Maya spent the entirety of the 2012 campaign with Syracuse, compiling an 11-10 record and 3.88 ERA with 89 strikeouts on 167 innings pitched across 28 starts. After one appearance for Washington in 2013, Maya was designated for assignment following the promotion of Jeff Kobernus on May 25, 2013. He cleared waivers and was sent outright to Syracuse on May 27. Maya was released by the Nationals organization on November 18.

===Atlanta Braves===
On December 11, 2013, Maya signed a minor league contract with the Atlanta Braves. He made 17 appearances (14 starts) for the Triple-A Gwinnett Braves, posting a 3-3 record and 2.63 ERA with 64 strikeouts across 85 2/3 innings pitched. On July 11, 2014, Maya was released by the Braves organization.

===Doosan Bears===
On July 25, 2014, Maya signed with the Doosan Bears of the KBO League on a one-year, $175,000 contract, replacing Chris Volstad in their starting rotation. Maya pitched to a 2-4 record and a 4.86 ERA in 11 games started for the Bears, who brought him back for the 2015 season. On April 9, 2015, Maya no-hit the Nexen Heroes at home in a 1-0 victory, the 12th no-hitter in the 33-year history of the KBO. He threw 136 pitches and struck out 8 batters in his effort. On June 16, Maya was released by the Bears after the team signed Anthony Swarzak. He had struggled to a 8.17 ERA since hurling his no-hitter.

===Los Angeles Angels===
On February 2, 2016, Maya signed a minor league contract with the Los Angeles Angels.
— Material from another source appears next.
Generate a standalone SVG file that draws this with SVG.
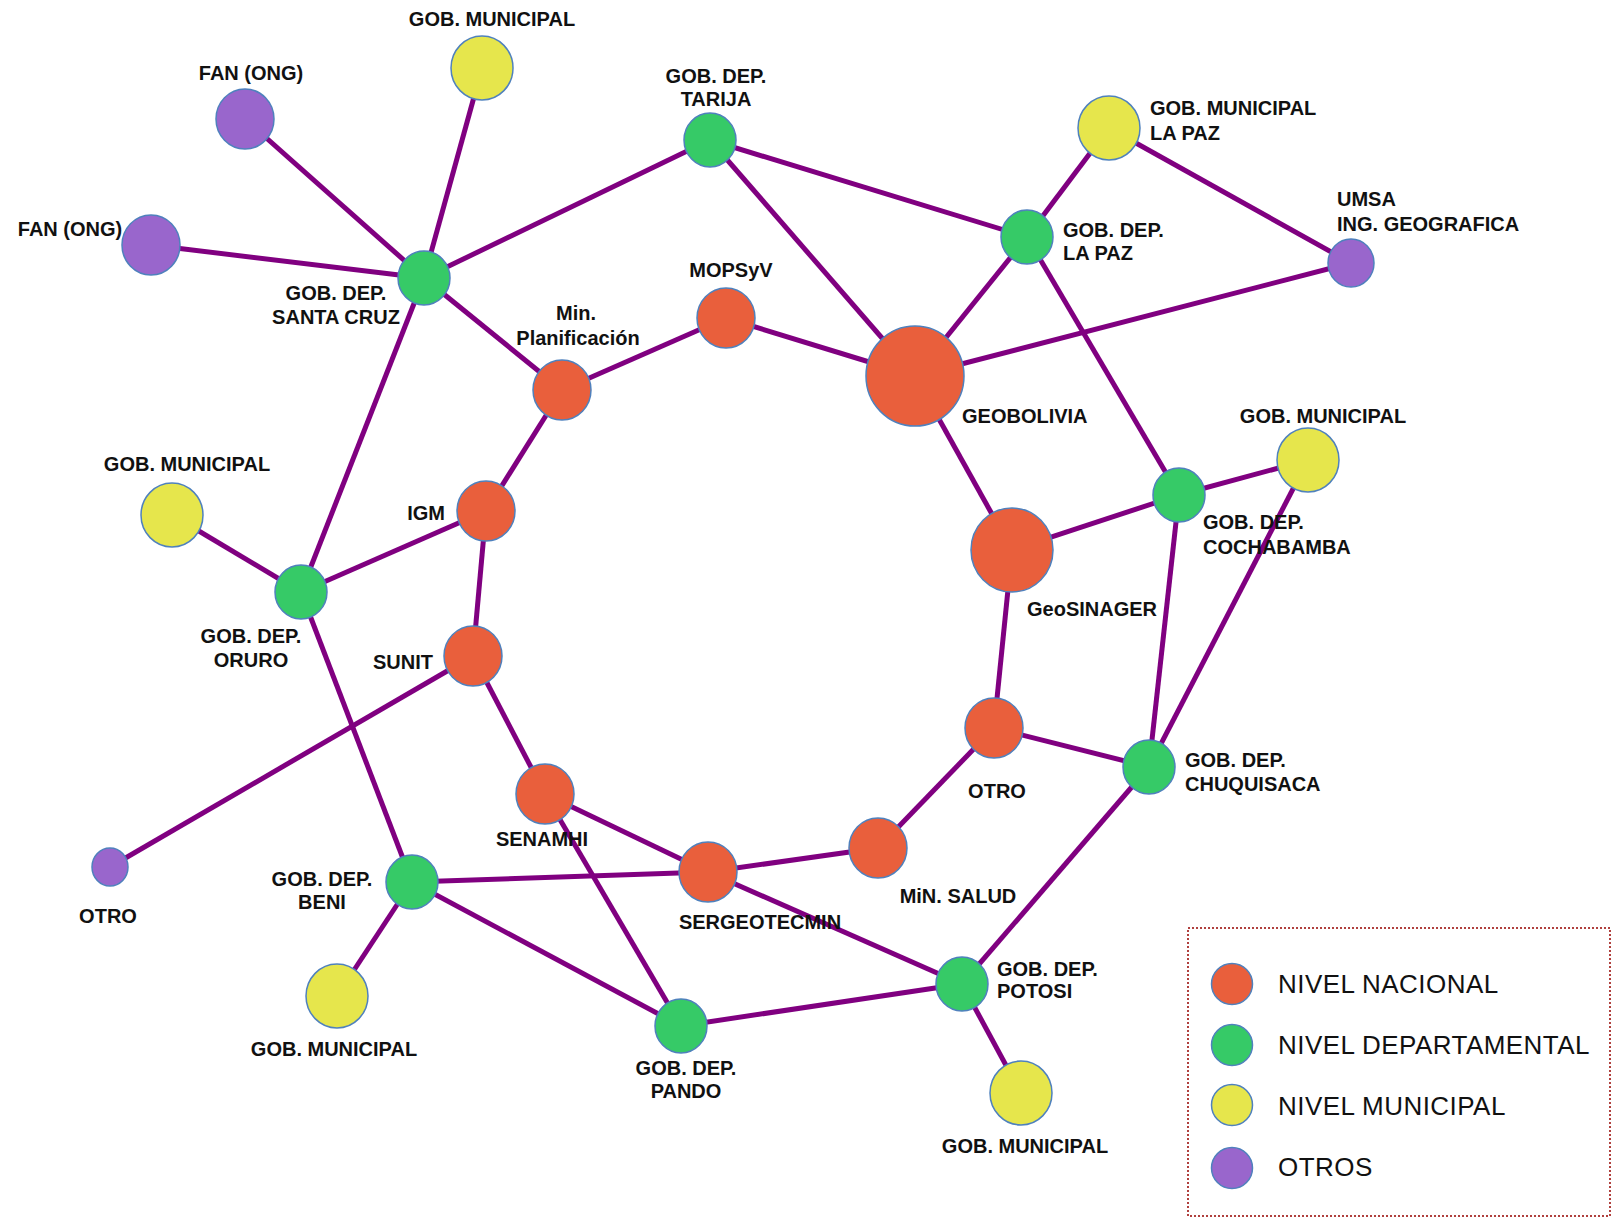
<svg xmlns="http://www.w3.org/2000/svg" width="1614" height="1224" viewBox="0 0 1614 1224">
<style>
.e{stroke:#800080;stroke-width:5;fill:none}
.n{stroke:#4F81BD;stroke-width:1.5}
.nac{fill:#E95F3C}
.dep{fill:#36CA67}
.mun{fill:#E6E64C}
.otr{fill:#9966CC}
text{font-family:"Liberation Sans",Arial,sans-serif;fill:#111}
.l{font-size:20px;font-weight:bold}
.c{text-anchor:middle}
.r{text-anchor:end}
.lg{font-size:26px;letter-spacing:0.45px}
</style>
<rect width="1614" height="1224" fill="#fff"/>
<g id="connectors">
<line class="e" x1="245" y1="119" x2="424" y2="278"/>
<line class="e" x1="482" y1="68" x2="424" y2="278"/>
<line class="e" x1="151" y1="245" x2="424" y2="278"/>
<line class="e" x1="424" y1="278" x2="710" y2="140"/>
<line class="e" x1="424" y1="278" x2="562" y2="390"/>
<line class="e" x1="424" y1="278" x2="301" y2="592"/>
<line class="e" x1="710" y1="140" x2="1027" y2="237"/>
<line class="e" x1="710" y1="140" x2="915" y2="376"/>
<line class="e" x1="726" y1="318" x2="562" y2="390"/>
<line class="e" x1="726" y1="318" x2="915" y2="376"/>
<line class="e" x1="915" y1="376" x2="1027" y2="237"/>
<line class="e" x1="915" y1="376" x2="1351" y2="263"/>
<line class="e" x1="915" y1="376" x2="1012" y2="550"/>
<line class="e" x1="1027" y1="237" x2="1109" y2="128"/>
<line class="e" x1="1109" y1="128" x2="1351" y2="263"/>
<line class="e" x1="1027" y1="237" x2="1179" y2="495"/>
<line class="e" x1="1179" y1="495" x2="1308" y2="460"/>
<line class="e" x1="1179" y1="495" x2="1012" y2="550"/>
<line class="e" x1="1179" y1="495" x2="1149" y2="767"/>
<line class="e" x1="1308" y1="460" x2="1149" y2="767"/>
<line class="e" x1="1012" y1="550" x2="994" y2="728"/>
<line class="e" x1="994" y1="728" x2="1149" y2="767"/>
<line class="e" x1="994" y1="728" x2="878" y2="848"/>
<line class="e" x1="1149" y1="767" x2="962" y2="984"/>
<line class="e" x1="562" y1="390" x2="486" y2="511"/>
<line class="e" x1="486" y1="511" x2="301" y2="592"/>
<line class="e" x1="486" y1="511" x2="473" y2="656"/>
<line class="e" x1="172" y1="515" x2="301" y2="592"/>
<line class="e" x1="301" y1="592" x2="412" y2="882"/>
<line class="e" x1="473" y1="656" x2="110" y2="867"/>
<line class="e" x1="473" y1="656" x2="545" y2="794"/>
<line class="e" x1="545" y1="794" x2="708" y2="872"/>
<line class="e" x1="545" y1="794" x2="681" y2="1026"/>
<line class="e" x1="878" y1="848" x2="708" y2="872"/>
<line class="e" x1="708" y1="872" x2="412" y2="882"/>
<line class="e" x1="708" y1="872" x2="962" y2="984"/>
<line class="e" x1="412" y1="882" x2="681" y2="1026"/>
<line class="e" x1="412" y1="882" x2="337" y2="996"/>
<line class="e" x1="681" y1="1026" x2="962" y2="984"/>
<line class="e" x1="962" y1="984" x2="1021" y2="1093"/>
</g>
<g id="gm-top"><ellipse class="n mun" cx="482" cy="68" rx="31" ry="32"/><text class="l c" x="492" y="26">GOB. MUNICIPAL</text></g>
<g id="fan-top"><ellipse class="n otr" cx="245" cy="119" rx="29" ry="30"/><text class="l c" x="251" y="80">FAN (ONG)</text></g>
<g id="fan-left"><ellipse class="n otr" cx="151" cy="245" rx="29" ry="30"/><text class="l c" x="70" y="236">FAN (ONG)</text></g>
<g id="dep-santacruz"><ellipse class="n dep" cx="424" cy="278" rx="26" ry="27"/><text class="l c" x="336" y="300">GOB. DEP.</text><text class="l c" x="336" y="324">SANTA CRUZ</text></g>
<g id="dep-tarija"><ellipse class="n dep" cx="710" cy="140" rx="26" ry="27"/><text class="l c" x="716" y="83">GOB. DEP.</text><text class="l c" x="716" y="106">TARIJA</text></g>
<g id="mopsyv"><ellipse class="n nac" cx="726" cy="318" rx="29" ry="30"/><text class="l c" x="731" y="277">MOPSyV</text></g>
<g id="minplan"><ellipse class="n nac" cx="562" cy="390" rx="29" ry="30"/><text class="l c" x="576" y="320">Min.</text><text class="l c" x="578" y="345">Planificación</text></g>
<g id="geobolivia"><ellipse class="n nac" cx="915" cy="376" rx="49" ry="50"/><text class="l" x="962" y="423">GEOBOLIVIA</text></g>
<g id="dep-lapaz"><ellipse class="n dep" cx="1027" cy="237" rx="26" ry="27"/><text class="l" x="1063" y="237">GOB. DEP.</text><text class="l" x="1063" y="260">LA PAZ</text></g>
<g id="gm-lapaz"><ellipse class="n mun" cx="1109" cy="128" rx="31" ry="32"/><text class="l" x="1150" y="115">GOB. MUNICIPAL</text><text class="l" x="1150" y="140">LA PAZ</text></g>
<g id="umsa"><ellipse class="n otr" cx="1351" cy="263" rx="23" ry="24"/><text class="l" x="1337" y="206">UMSA</text><text class="l" x="1337" y="231">ING. GEOGRAFICA</text></g>
<g id="gm-right"><ellipse class="n mun" cx="1308" cy="460" rx="31" ry="32"/><text class="l c" x="1323" y="423">GOB. MUNICIPAL</text></g>
<g id="dep-cochabamba"><ellipse class="n dep" cx="1179" cy="495" rx="26" ry="27"/><text class="l" x="1203" y="529">GOB. DEP.</text><text class="l" x="1203" y="554">COCHABAMBA</text></g>
<g id="geosinager"><ellipse class="n nac" cx="1012" cy="550" rx="41" ry="42"/><text class="l" x="1027" y="616">GeoSINAGER</text></g>
<g id="igm"><ellipse class="n nac" cx="486" cy="511" rx="29" ry="30"/><text class="l r" x="445" y="520">IGM</text></g>
<g id="gm-left"><ellipse class="n mun" cx="172" cy="515" rx="31" ry="32"/><text class="l c" x="187" y="471">GOB. MUNICIPAL</text></g>
<g id="dep-oruro"><ellipse class="n dep" cx="301" cy="592" rx="26" ry="27"/><text class="l c" x="251" y="643">GOB. DEP.</text><text class="l c" x="251" y="667">ORURO</text></g>
<g id="sunit"><ellipse class="n nac" cx="473" cy="656" rx="29" ry="30"/><text class="l r" x="433" y="669">SUNIT</text></g>
<g id="otro-right"><ellipse class="n nac" cx="994" cy="728" rx="29" ry="30"/><text class="l c" x="997" y="798">OTRO</text></g>
<g id="dep-chuquisaca"><ellipse class="n dep" cx="1149" cy="767" rx="26" ry="27"/><text class="l" x="1185" y="767">GOB. DEP.</text><text class="l" x="1185" y="791">CHUQUISACA</text></g>
<g id="senamhi"><ellipse class="n nac" cx="545" cy="794" rx="29" ry="30"/><text class="l c" x="542" y="846">SENAMHI</text></g>
<g id="minsalud"><ellipse class="n nac" cx="878" cy="848" rx="29" ry="30"/><text class="l c" x="958" y="903">MiN. SALUD</text></g>
<g id="sergeotecmin"><ellipse class="n nac" cx="708" cy="872" rx="29" ry="30"/><text class="l c" x="760" y="929">SERGEOTECMIN</text></g>
<g id="otro-left"><ellipse class="n otr" cx="110" cy="867" rx="18" ry="19"/><text class="l c" x="108" y="923">OTRO</text></g>
<g id="dep-beni"><ellipse class="n dep" cx="412" cy="882" rx="26" ry="27"/><text class="l c" x="322" y="886">GOB. DEP.</text><text class="l c" x="322" y="909">BENI</text></g>
<g id="gm-bottomleft"><ellipse class="n mun" cx="337" cy="996" rx="31" ry="32"/><text class="l c" x="334" y="1056">GOB. MUNICIPAL</text></g>
<g id="dep-pando"><ellipse class="n dep" cx="681" cy="1026" rx="26" ry="27"/><text class="l c" x="686" y="1075">GOB. DEP.</text><text class="l c" x="686" y="1098">PANDO</text></g>
<g id="dep-potosi"><ellipse class="n dep" cx="962" cy="984" rx="26" ry="27"/><text class="l" x="997" y="976">GOB. DEP.</text><text class="l" x="997" y="998">POTOSI</text></g>
<g id="gm-bottomright"><ellipse class="n mun" cx="1021" cy="1093" rx="31" ry="32"/><text class="l c" x="1025" y="1153">GOB. MUNICIPAL</text></g>
<g id="legend">
<rect x="1188" y="928" width="422" height="288" fill="none" stroke="#B0403E" stroke-width="2" stroke-dasharray="2 2"/>
<circle class="n nac" cx="1232" cy="984" r="20.5"/><text class="lg" x="1278" y="993">NIVEL NACIONAL</text>
<circle class="n dep" cx="1232" cy="1045" r="20.5"/><text class="lg" x="1278" y="1054">NIVEL DEPARTAMENTAL</text>
<circle class="n mun" cx="1232" cy="1105" r="20.5"/><text class="lg" x="1278" y="1115">NIVEL MUNICIPAL</text>
<circle class="n otr" cx="1232" cy="1168" r="20.5"/><text class="lg" x="1278" y="1176">OTROS</text>
</g>
</svg>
Maya made six starts split between the Triple-A Salt Lake Bees and rookie–level Arizona League Angels, posting an aggregate 2–3 record and 5.68 ERA with 15 strikeouts. He elected free agency following the season on November 7.

===Rieleros De Aguascalientes===
On June 18, 2018, Maya signed with the Rieleros de Aguascalientes of the Mexican League. In four starts for Aguascalientes, he posted a 1-1 record and 7.13 ERA with eight strikeouts across 17 2/3 innings pitched. Maya was released by the Piratas on August 1.

===Saraperos de Saltillo===
On March 1, 2019, Maya signed with the Saraperos de Saltillo of the Mexican League. He was released on April 13, after making two starts for the team, in which he struggled to an 0-1 record and 15.63 ERA with four strikeouts over 6 1/3 innings.

===Diablos Rojos del México===
On December 14, 2022, Maya signed with the Diablos Rojos del México of the Mexican Baseball League. In 13 games (12 starts) for México, he recorded a 3.71 ERA with 42 strikeouts over 63 innings of work.

===Guerreros de Oaxaca===
On July 19, 2023, Maya was loaned to the Guerreros de Oaxaca of the Mexican League. In 4 starts for Oaxaca, Maya posted a 2–1 record and 6.05 ERA with 10 strikeouts across 19 1/3 innings pitched.

===Piratas de Campeche===
On February 13, 2024, Maya signed with the Piratas de Campeche of the Mexican League. In 15 starts for Campeche, he posted a 5–7 record and 4.48 ERA with 49 strikeouts across 74 1/3 innings pitched.

Maya made 15 appearances (eight starts) for the Piratas in 2025, compiling a 1-4 record and 5.92 ERA with 26 strikeouts across 51 2/3 innings pitched. On September 25, 2025, Maya was released by Campeche.

==Coaching career==
On April 14, 2026, Maya was hired as a coach for the Algodoneros de Unión Laguna of the Mexican League. On June 27, Maya, along with manager Fernando Tatís and bench coach Hiram Bocachica, was dismissed following a 26–34 start that left the team in seventh place in the North Zone.